Mussell issues food policy paper

Al Mussell of Agri-Food Economic Systems has issued a call for all those advising the federal government on its first national food policy to pull together.

He says it would be a mistake for the various groups, such as processors, retailers, health advocates and farm organizations to stick with their own people.

"Stakeholders will need to be brought together in such a manner that they will be prepared to depart from camp orthodoxy and see the value in compromise, informed by evidence," he wrote in a news release this week.

"To be made real, this will require engagement of provincial and territorial governments, and a coordinated process implemented for facilitation of the dialogue, as suggested in the formation of a National Food Policy Council.

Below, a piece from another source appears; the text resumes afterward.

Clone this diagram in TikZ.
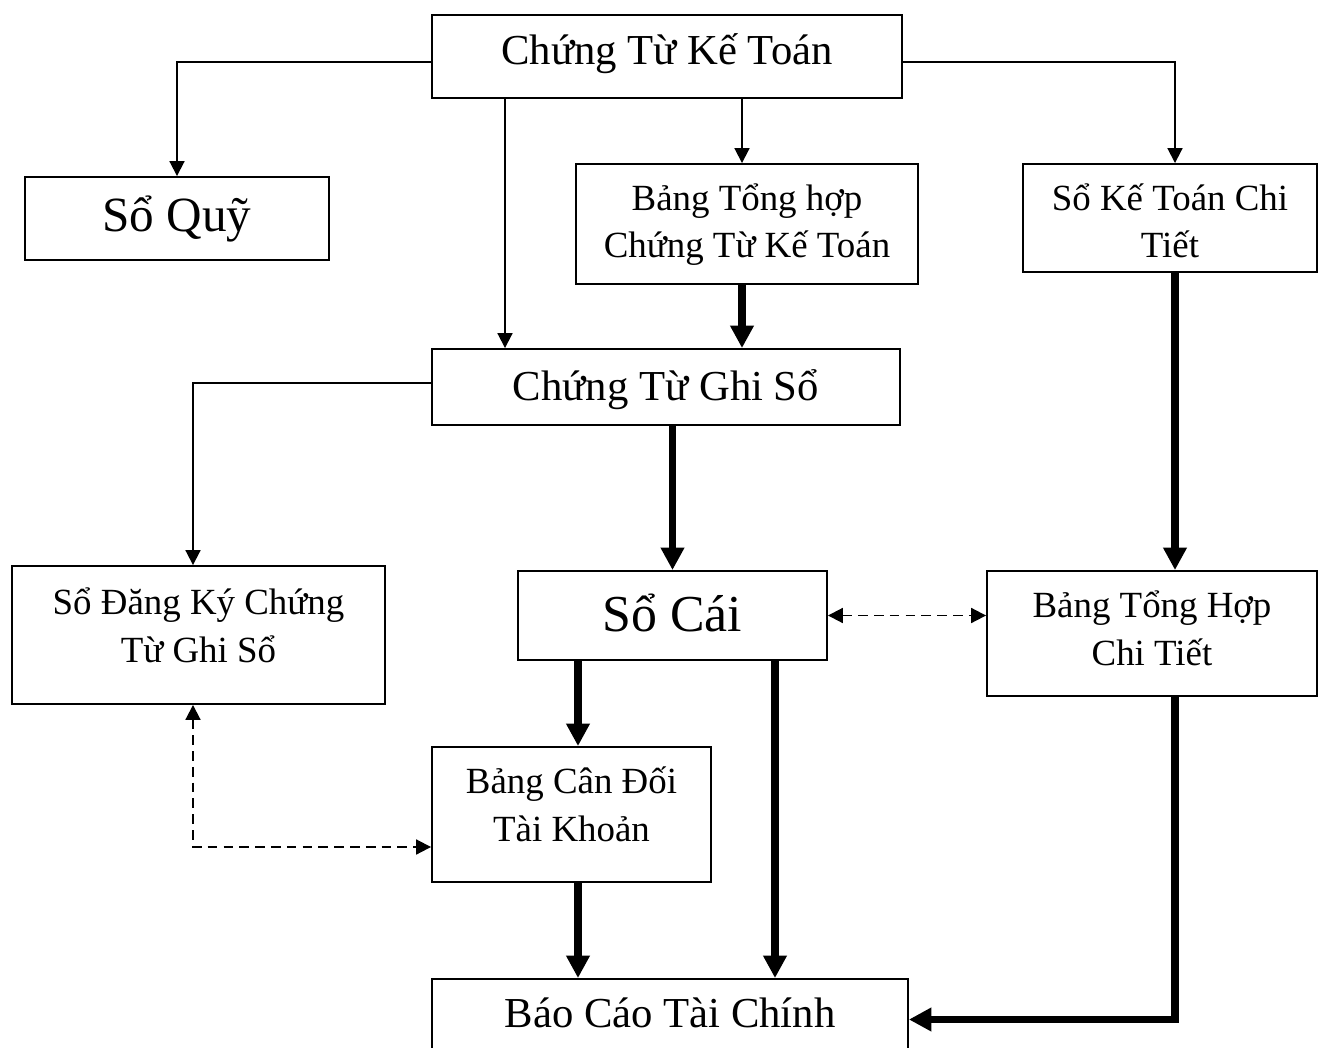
\documentclass[tikz,border=0pt]{standalone}
\usepackage{fontspec}
\setmainfont{Liberation Serif}
\usetikzlibrary{arrows.meta}

\tikzset{
  box/.style={draw,line width=1.1pt,inner xsep=0pt,inner ysep=0pt,align=center},
  bigtext/.style={font=\fontsize{24.3pt}{29pt}\selectfont},
  hugetext/.style={font=\fontsize{28pt}{33pt}\selectfont},
  smalltext/.style={font=\fontsize{21pt}{27.3pt}\selectfont},
  thinarrow/.style={line width=1.1pt,-{Triangle[length=8.5pt,width=8.5pt]}},
  thickarrow/.style={line width=4pt,-{Triangle[length=12.8pt,width=12.8pt]}},
  dasharrow/.style={line width=1.1pt,dash pattern=on 5.5pt off 3.5pt,{Triangle[length=8.5pt,width=8.5pt]}-{Triangle[length=8.5pt,width=8.5pt]}}
}

\begin{document}
\begin{tikzpicture}[x=0.02cm,y=-0.02cm]
\useasboundingbox (0,0) rectangle (1319,1048);

\clip (0,0) rectangle (1319,1048);

\node[box,bigtext,minimum width=9.4cm,text height=1cm,text depth=0.66cm] (CTKT) at (667,56.5) {Chứng Từ Kế Toán};

\node[box,hugetext,minimum width=6.08cm,text height=1.08cm,text depth=0.58cm] (SQ) at (177,218.5) {Sổ Quỹ};

\node[box,smalltext,minimum width=6.84cm,text height=1.88cm,text depth=0.52cm] (BTH) at (747,224) {Bảng Tổng hợp\\Chứng Từ Kế Toán};

\node[box,smalltext,minimum width=5.88cm,text height=1.88cm,text depth=0.28cm] (SKTCT) at (1170,218) {Sổ Kế Toán Chi\\Tiết};

\node[box,bigtext,minimum width=9.36cm,text height=1.02cm,text depth=0.5cm] (CTGS) at (666,387) {Chứng Từ Ghi Sổ};

\node[box,smalltext,minimum width=7.46cm,text height=1.92cm,text depth=0.84cm] (SDK) at (198.5,635) {Sổ Đăng Ký Chứng\\Từ Ghi Sổ};

\node[box,font=\fontsize{29.5pt}{35pt}\selectfont,minimum width=6.18cm,text height=1.2cm,text depth=0.58cm] (SC) at (672.5,615.5) {Sổ Cái};

\node[box,smalltext,minimum width=6.6cm,text height=1.88cm,text depth=0.62cm] (BTHCT) at (1152,633.5) {Bảng Tổng Hợp\\Chi Tiết};

\node[box,smalltext,minimum width=5.58cm,text height=1.88cm,text depth=0.82cm] (BCDTK) at (571.5,814.5) {Bảng Cân Đối\\Tài Khoản};

\node[box,bigtext,minimum width=9.52cm,text height=0.96cm,text depth=0.66cm] (BCTC) at (670,1019.5) {Báo Cáo Tài Chính};

\coordinate (L1) at (505,0);

\coordinate (L2) at (742,0);

\coordinate (L3) at (1175,0);

\coordinate (L4) at (578,0);

\coordinate (L5) at (775,0);

\coordinate (L6) at (193,0);

\coordinate (R1) at (0,62);

\coordinate (R2) at (0,383);

\coordinate (R3) at (0,847);

\draw[thinarrow] (CTKT.west |- R1) -| (SQ.north);

\draw[thinarrow] (CTKT.east |- R1) -| (L3 |- SKTCT.north);

\draw[thinarrow] (L1 |- CTKT.south) -- (L1 |- CTGS.north);

\draw[thinarrow] (L2 |- CTKT.south) -- (L2 |- BTH.north);

\draw[thickarrow] (L2 |- BTH.south) -- (L2 |- CTGS.north);

\draw[thinarrow] (CTGS.west |- R2) -| (L6 |- SDK.north);

\draw[thickarrow] (SC.north |- CTGS.south) -- (SC.north);

\draw[thickarrow] (L3 |- SKTCT.south) -- (L3 |- BTHCT.north);

\draw[dasharrow] (SC.east) -- (SC.east -| BTHCT.west);

\draw[thickarrow] (L4 |- SC.south) -- (L4 |- BCDTK.north);

\draw[thickarrow] (L5 |- SC.south) -- (L5 |- BCTC.north);

\draw[thickarrow] (L4 |- BCDTK.south) -- (L4 |- BCTC.north);

\draw[thickarrow] (L3 |- BTHCT.south) |- (BCTC.east);

\draw[dasharrow] (L6 |- SDK.south) |- (BCDTK.west |- R3);

\end{tikzpicture}
\end{document}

"Many of the stakeholders are new to agri-food policy, and it will take time and coordination to build trust among the groups.
  
"This should be an ongoing, evolving process- and not a push toward some short-term outcome that is celebrated and then set in stone, not to be revisited again for ten years”, says Mussell. 

“We shouldn’t expect dramatic changes in policy direction; but a broader more inclusive agri-food policy may be possible if we can work at this over time”.

Frankly, I think the federal government has missed the boat and it's too late to craft a national food policy.

Processors and retailers have become so large that they are used to bullying to achieve their single-minded focus on profits.

Farmers are becoming ever more splintered by powerful supply-management marketing boards, by region, by the evolution of multi-million-dollar family-farm corporations and by specializing in only one of the several commodities that used to characterize family farming.

In short, the only thing they seem to have in common now is driving hard to maximize profits. 

And that has given rise to activists who are suspicious and critical of the agri-food complex. It is one of the reasons for the rise of animal rights, anti-GMO, anti-pesticide and similar groups.

The general public is confused by all of this, ignorant about most of what's happening in farming, food processing, retailing and international commodity trading, but it knows it's not happy. And then along comes price fixing by two, and perhaps more, of the industry's largest players.

This is poor soil in which to grow a national food policy.